Francophone Member at Large: Emmanuelle Bouchard-Bastien

Emmanuelle Bouchard-Bastien is an environmental anthropologist. She holds a master’s degree in environment (Sherbrooke University, 2011) and a PhD in anthropology (Laval University, 2023). She works in environmental health in Québec. His main files focus on the social dimensions of environmental change, social representations of nature and toxicological risks, conflicts and social acceptability. His research interests fall into two main areas, namely development projects (extraction of natural resources, industrial complexes) and disasters (technological and “natural”).



Anglophone Member at Large: Rine Vieth

Rine Vieth (they/iel) is currently a PhD candidate in the Department of Anthropology at McGill University. Their research interests lie in the intersections of law, society, and religion, with a particular attention to the sociohistorical processes surrounding encounters with legal regimes. Their doctoral project focuses on how asylum-seekers claiming status in the UK on the basis of religious belief are assessed by the UK Home Office and the UK Asylum and Immigration Tribunals. An active member of their university community, they served on the committee to create McGill's first policy on sexual violence, created a campuswide campaign to advocate for mental health support, and coordinated numerous consultations involving both campus labour unions and student organizations. Away from anthropological work, they enjoy reading (and making!) comics, and growing as many plants as their apartment can fit.



Treasurer: Daniel Tubb

Daniel Tubb is an Associate Professor of Anthropology at the University of New Brunswick in Fredericton, Canada and an Adjunct Research Professor in the Department of Sociology and Anthropology at Carleton University in Ottawa. He is author of the book Shifting Livelihoods Gold Mining and Subsistence in the Chocó, Colombia, and has ongoing research on oil palm plantations, agrarian change, and the impacts of war on nature in Colombia, and on the impacts of resource projects in their early phase in Canada.

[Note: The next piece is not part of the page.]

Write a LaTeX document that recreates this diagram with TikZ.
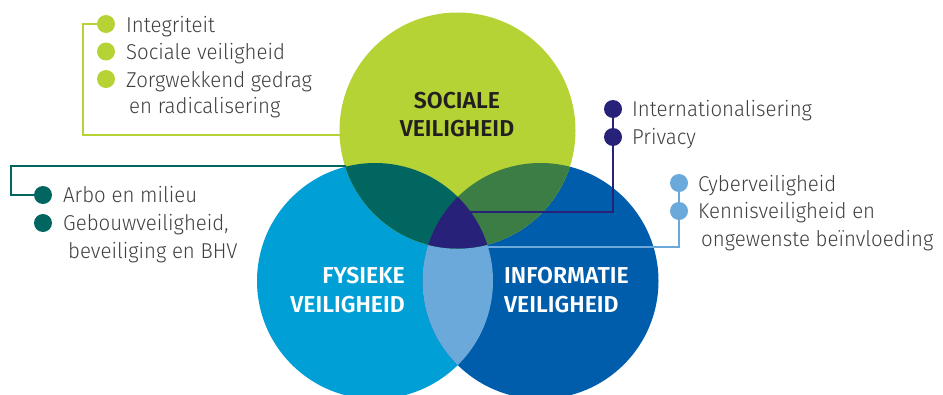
\documentclass[tikz,border=0pt]{standalone}
\usepackage{fontspec}
\usepackage{tikz}
\IfFontExistsTF{Fira Sans Light}{\newfontfamily\listfont{Fira Sans Light}[FakeStretch=0.95]}{\newfontfamily\listfont{Fira Sans}[FakeStretch=0.95]}
\IfFontExistsTF{Fira Sans SemiBold}{\newfontfamily\titlefont{Fira Sans SemiBold}}{\newfontfamily\titlefont{Fira Sans Bold}}
\definecolor{socgreen}{HTML}{B5D334}
\definecolor{fysblue}{HTML}{009FD6}
\definecolor{infoblue}{HTML}{005DAC}
\definecolor{tealmix}{HTML}{00665F}
\definecolor{greenmix}{HTML}{3B7D45}
\definecolor{lightmix}{HTML}{6BA9DB}
\definecolor{navymix}{HTML}{27217A}
\definecolor{textgray}{HTML}{404040}
\definecolor{titledark}{HTML}{231F20}
\tikzstyle{bullet}=[circle,minimum size=18pt,inner sep=0pt]
\tikzstyle{item}=[anchor=base west,inner sep=0pt,text=textgray,font=\listfont\fontsize{21.5}{26}\selectfont]
\tikzstyle{title}=[inner sep=0pt,font=\titlefont\fontsize{23}{28}\selectfont]
\tikzstyle{link} = [draw,line width=2.4pt,-]
\begin{document}
\begin{tikzpicture}[x=1pt,y=-1pt]
    \useasboundingbox (0,0) rectangle (943,394);
    % Centres of the three circles
    \coordinate (soc) at (457.5,130.5);
    \coordinate (fys) at (375,281);
    \coordinate (info) at (540.5,281);
    % First we draw the circles
    \fill[fysblue] (fys) circle[radius=118pt];
    \fill[infoblue] (info) circle[radius=118pt];
    \fill[socgreen] (soc) circle[radius=118pt];
    % Then the overlaps
    \begin{scope}
        \clip (fys) circle[radius=118pt];
        \fill[lightmix] (info) circle[radius=118pt];
    \end{scope}
    \begin{scope}
        \clip (soc) circle[radius=118pt];
        \fill[tealmix] (fys) circle[radius=118pt];
        \fill[greenmix] (info) circle[radius=118pt];
        \clip (fys) circle[radius=118pt];
        \fill[navymix] (info) circle[radius=118pt];
    \end{scope}
    % Titles in the circles
    \node[title,text=titledark,anchor=base] (soc-a) at (457,108) {SOCIALE};
    \node[title,text=titledark,anchor=base] (soc-b) at (457,136) {VEILIGHEID};
    \node[title,text=white,anchor=base east] (fys-a) at (405,283) {FYSIEKE};
    \node[title,text=white,anchor=base east] (fys-b) at (405,312) {VEILIGHEID};
    \node[title,text=white,anchor=base west] (info-a) at (504,283) {INFORMATIE};
    \node[title,text=white,anchor=base west] (info-b) at (504,312) {VEILIGHEID};
    % Bullets of the four lists
    \foreach \pos/\name in {{(106,24)/integ}, {(106,51.5)/socv}, {(106,79)/zorg}}
        \node[bullet,fill=socgreen] (\name) at \pos {};
    \foreach \pos/\name in {{(43,195)/arbo}, {(43,223)/gebouw}}
        \node[bullet,fill=tealmix] (\name) at \pos {};
    \foreach \pos/\name in {{(613,109)/intern}, {(613,137)/priv}}
        \node[bullet,fill=navymix] (\name) at \pos {};
    \foreach \pos/\name in {{(679,183)/cyber}, {(679,211)/kennis}}
        \node[bullet,fill=lightmix] (\name) at \pos {};
    % The texts next to them
    \node[item] (integ-t) at (126,32) {Integriteit};
    \node[item] (socv-t) at (126,59.5) {Sociale veiligheid};
    \node[item] (zorg-t) at (126,87) {Zorgwekkend gedrag};
    \node[item] (zorg-u) at (129,113.5) {en radicalisering};
    \node[item] (arbo-t) at (63,202.5) {Arbo en milieu};
    \node[item] (gebouw-t) at (63,230.5) {Gebouwveiligheid,};
    \node[item] (gebouw-u) at (68,258) {beveiliging en BHV};
    \node[item] (intern-t) at (632,116.5) {Internationalisering};
    \node[item] (priv-t) at (632,144.5) {Privacy};
    \node[item] (cyber-t) at (698,191) {Cyberveiligheid};
    \node[item] (kennis-t) at (698,218.5) {Kennisveiligheid en};
    \node[item] (kennis-u) at (701,246.5) {ongewenste beïnvloeding};
    % Ends of the connectors inside the circles
    \coordinate (soc-in) at (340,135);
    \coordinate (fys-in) at (346,166);
    \coordinate (mid-in) at (466,212);
    \coordinate (lens-in) at (484,247);
    % Connect the lists with the circles
    \path[link,socgreen] (integ) -- ++(-23,0) |- (soc-in);
    \path[link,tealmix] (arbo) -- ++(-32,0) |- (fys-in);
    \path[link,navymix] (intern) |- (mid-in);
    \path[link,lightmix] (cyber) |- (lens-in);
\end{tikzpicture}
\end{document}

Incoming-Treasurer: Jason Ellsworth

(start November 2023)
Jason Ellsworth is a doctoral candidate in social anthropology at Dalhousie University where he recently worked as a Research Fellow on a project examining the local food movement and foreign temporary workers within Nova Scotia. His doctoral research examines global Buddhism and the concept of value at play in the social enterprises of a transnational Buddhist community in PEI, Canada. His broader research interests include the Anthropology & Sociology of Religion, Buddhism in North America, Food & Food Movements, Theories of Value, Political Economy, and



Communication Officer and Webmaster: Sandrine Lambert

Sandrine Lambert is a Ph.D. student in anthropology at Université Laval. Her research questions the relationship between technology and democracy. Her thesis focuses on the socio-political potentialities of citizen participation in digital fabrication laboratories and in the maker culture in Barcelona. The themes of sociotechnical imaginaries, commons and techno-utopianism run through her doctoral research, which also addresses the links between craft, industrial and digital fabrication. Sandrine has given more than a dozen lectures in academic events but also for a wider audience. She has written two scientific articles based on her research, published book reviews and some popular pieces for the general public. She works as a research assistant on projects around the societal impacts and governance of artificial intelligence, from a social justice perspective. She has worked as a teaching assistant for various courses in anthropology at Laval University. Her master's degree in anthropology was completed at the École des Hautes Études en Sciences Sociales in Paris and focused on the staging of politics in cultural events in Burkina Faso. Between her master's degree and her Ph.D., she worked in the cultural field as a project manager, event coordinator and then communications manager.